What can elected officials do?
Arrogant artists like Andrew Pisacane like to wrap themselves up in the First Amendment. It’s as if his freedom of expression is the most important thing in the world, and the opinion of the community residents is the least important.
The invocation of the First Amendment often causes politicians to back away and not take any action. In Detroit, Mayor Mike Duggan (D) tried to crack down on artists who paint without permission, which on its face seems a very sensible distinction.
But after Weaver made a big spectacle out of being arrested for murals he had granted permission for, many business owners have been afraid to have authorized murals on their properties for fear of being arrested. This leads to frustration as their blank walls are seen as invitations for unauthorized artwork.
Councilwoman Raquel Castañeda-López (D-Detroit, District 6) and her colleagues on the City Council have been discussing the proper place of public art in the city.

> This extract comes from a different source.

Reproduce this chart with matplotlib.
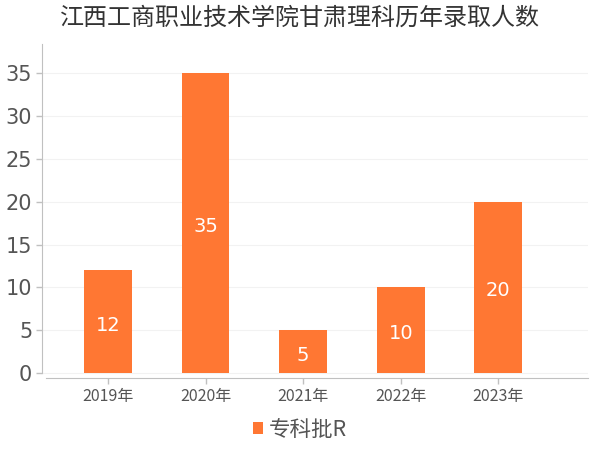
import matplotlib
matplotlib.use('Agg')
import matplotlib.pyplot as plt
import numpy as np

plt.rcParams['font.family'] = ['DejaVu Sans', 'Noto Sans CJK SC']

# data
years = ['2019年', '2020年', '2021年', '2022年', '2023年']
counts = [12, 35, 5, 10, 20]
series_name = '专科批R'
yticks = [0, 5, 10, 15, 20, 25, 30, 35]

bar_color = '#ff7733'
text_color = '#555555'
axis_color = '#c0c0c0'
cjk = ['Noto Sans CJK SC', 'DejaVu Sans']

fig = plt.figure(figsize=(6, 4.5), dpi=100)
ax = fig.add_axes([0.07, 0.16, 0.91, 0.742])

x = np.arange(len(years))
bars = ax.bar(x, counts, width=0.49, color=bar_color, label=series_name, zorder=3)

# value labels inside the bars, nudged a bit downwards
for xi, v in zip(x, counts):
    ax.annotate(str(v), (xi, v / 2), xytext=(0, -2.5), textcoords='offset points',
                ha='center', va='center', color='white', fontsize=14, zorder=4)

ax.set_xlim(-0.677, 4.92)
ax.set_ylim(-0.58, 38.4)
ax.set_xticks(x)
ax.set_xticklabels(years, fontsize=11.5, color=text_color, family=cjk)
ax.set_yticks(yticks)
ax.set_yticklabels([str(t) for t in yticks], fontsize=15, color=text_color)

ax.yaxis.grid(True, color='#f2f2f2', lw=0.8, zorder=0)
for s in ['top', 'right']:
    ax.spines[s].set_visible(False)
ax.spines['left'].set_color(axis_color)
ax.spines['bottom'].set_color(axis_color)
ax.spines['left'].set_bounds(0, 38.4)
ax.spines['bottom'].set_bounds(-0.636, 4.92)
ax.tick_params(axis='both', colors=axis_color, length=4, width=1)
ax.tick_params(axis='x', labelcolor=text_color, pad=3)
ax.tick_params(axis='y', labelcolor=text_color, pad=3)

fig.suptitle('江西工商职业技术学院甘肃理科历年录取人数', x=0.5, y=0.99,
             fontsize=17.3, color='#333333', family=cjk)

leg = fig.legend(handles=[bars], labels=[series_name], loc='center', bbox_to_anchor=(0.5, 0.045),
                 frameon=False, fontsize=15.5, labelcolor=text_color, handlelength=0.45,
                 handleheight=0.45, handletextpad=0.3)
for t in leg.get_texts():
    t.set_family(cjk)

fig.savefig('out.png', dpi=100)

She showed up to Valdez’s mural planning session and even offered a few suggestions.
“I can’t draw well," Castañeda-López said, but, in my opinion, drew well enough that Valdez was able to understand her ideas and consider including them in the mural.
By having workshop sessions for community input, Valdez will be able to avoid the pitfalls of Pisacane and the Hygienic Dress League, and enable elected officials to understand how public art can actually be of benefit to the community.